Я вскочил в коляску, и мы тронулись сквозь густой, шумный водопад. По поднятому верху колотило, как по барабану. Несмотря на застегнутую полость, дождевые потоки заливали меня. Извозчик, которого я подбодрил еще рублем, совершенно промок и пел что-то, стараясь перекричать грозу. При этом он нещадно сек свою грязную лошадь, у которой по крупу бегали фонтанчики от капель. По улицам с Воскресенской в сторону Булака неслись потоки воды. Мы спустились к Черному озеру. По поверхности его вспыхивали трещины отражавшихся молний.
Меня встретил литвин, которому я отдал сушить мой мокрый сюртук.
– Ну что, как он? – спросил я.
– Все то же, – прошепелявил в ответ. Он был в бухарском халате, в турецких тапках с гнутыми носами и с сеточкой на прилизанной голове.
Я подошел к комнате Ситникова и чуть приоткрыл дверь. Степан Иванович лежал в полумраке с закрытыми глазами, дыхание его было прерывисто, руки вздрагивали. Оставив дверь приоткрытой, я принялся шагать по гостиной. За окном лило не переставая. Под порывами ветра капли сыпали по стеклам градом. Литвин внес шандал с тремя свечами. От их пламени в комнате стало еще темнее.
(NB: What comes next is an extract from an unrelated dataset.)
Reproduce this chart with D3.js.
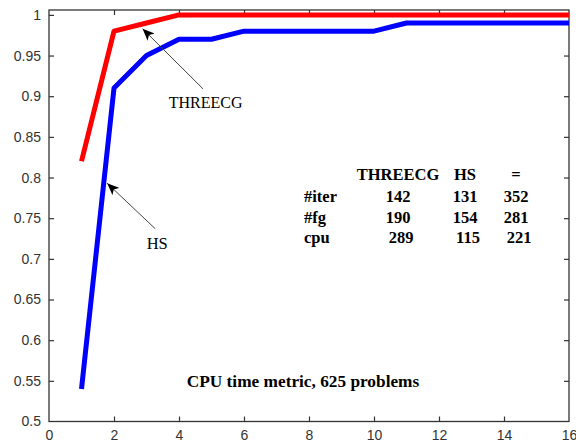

Наконец, когда гроза немного утихла, послышалось, как к переднему крыльцу подъехала коляска. Кто-то резко задергал ручку звонка. Литвин открыл. На лестнице раздались быстрые шаги, и в комнату ворвалась Екатерина Алексеевна. Она сбросила дождевую накидку прямо на пол. Сорвала перчатки и швырнула их не глядя. Дождь успел намочить ее, мокрые волосы спадали на лоб, по лицу стекали капли.